This work addresses the scale drift issue in monocular SLAM during long-term operation, which arises from the lack of global constraints. To mitigate this, the authors propose an end-to-end SLAM system that embeds 3D geometric relationships using scene coordinates normalized to a canonical scale. A geometrically modulated attention mechanism is introduced to aggregate historical information across temporal windows, enforcing global scale consistency. Furthermore, the system integrates geometry-guided feature aggregation with scene coordinate-based bundle adjustment to jointly refine camera poses. Evaluated on KITTI, Waymo, and vKITTI datasets, the method significantly reduces absolute trajectory error—by 8.36 meters on KITTI—while maintaining real-time performance at 36 FPS, effectively resolving scale drift in large-scale environments.

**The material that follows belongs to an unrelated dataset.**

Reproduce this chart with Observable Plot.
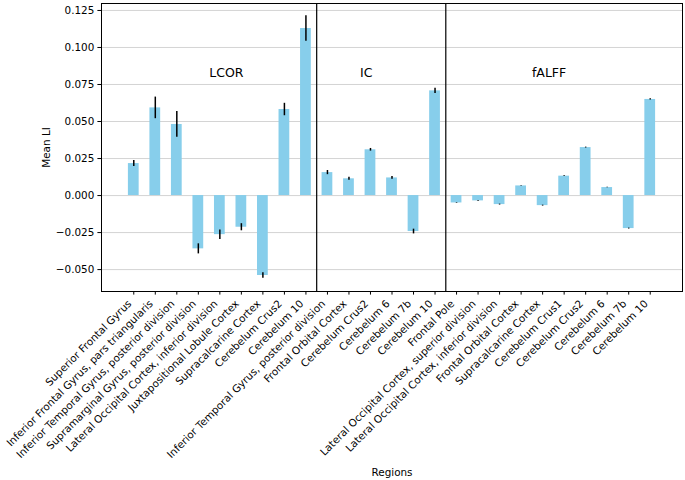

Monocular visual SLAM enables 3D reconstruction from internet video and autonomous navigation on resource-constrained platforms, yet suffers from scale drift, i.e., the gradual divergence of estimated scale over long sequences. Existing frame-to-frame methods achieve real-time performance through local optimization but accumulate scale drift due to the lack of global constraints among independent windows. To address this, we propose SCE-SLAM, an end-to-end SLAM system that maintains scale consistency through scene coordinate embeddings, which are learned patch-level representations encoding 3D geometric relationships under a canonical scale reference. The framework consists of two key modules: geometry-guided aggregation that leverages 3D spatial proximity to propagate scale information from historical observations through geometry-modulated attention, and scene coordinate bundle adjustment that anchors current estimates to the reference scale through explicit 3D coordinate constraints decoded from the scene coordinate embeddings. Experiments on KITTI, Waymo, and vKITTI demonstrate substantial improvements: our method reduces absolute trajectory error by 8.36m on KITTI compared to the best prior approach, while maintaining 36 FPS and achieving scale consistency across large-scale scenes.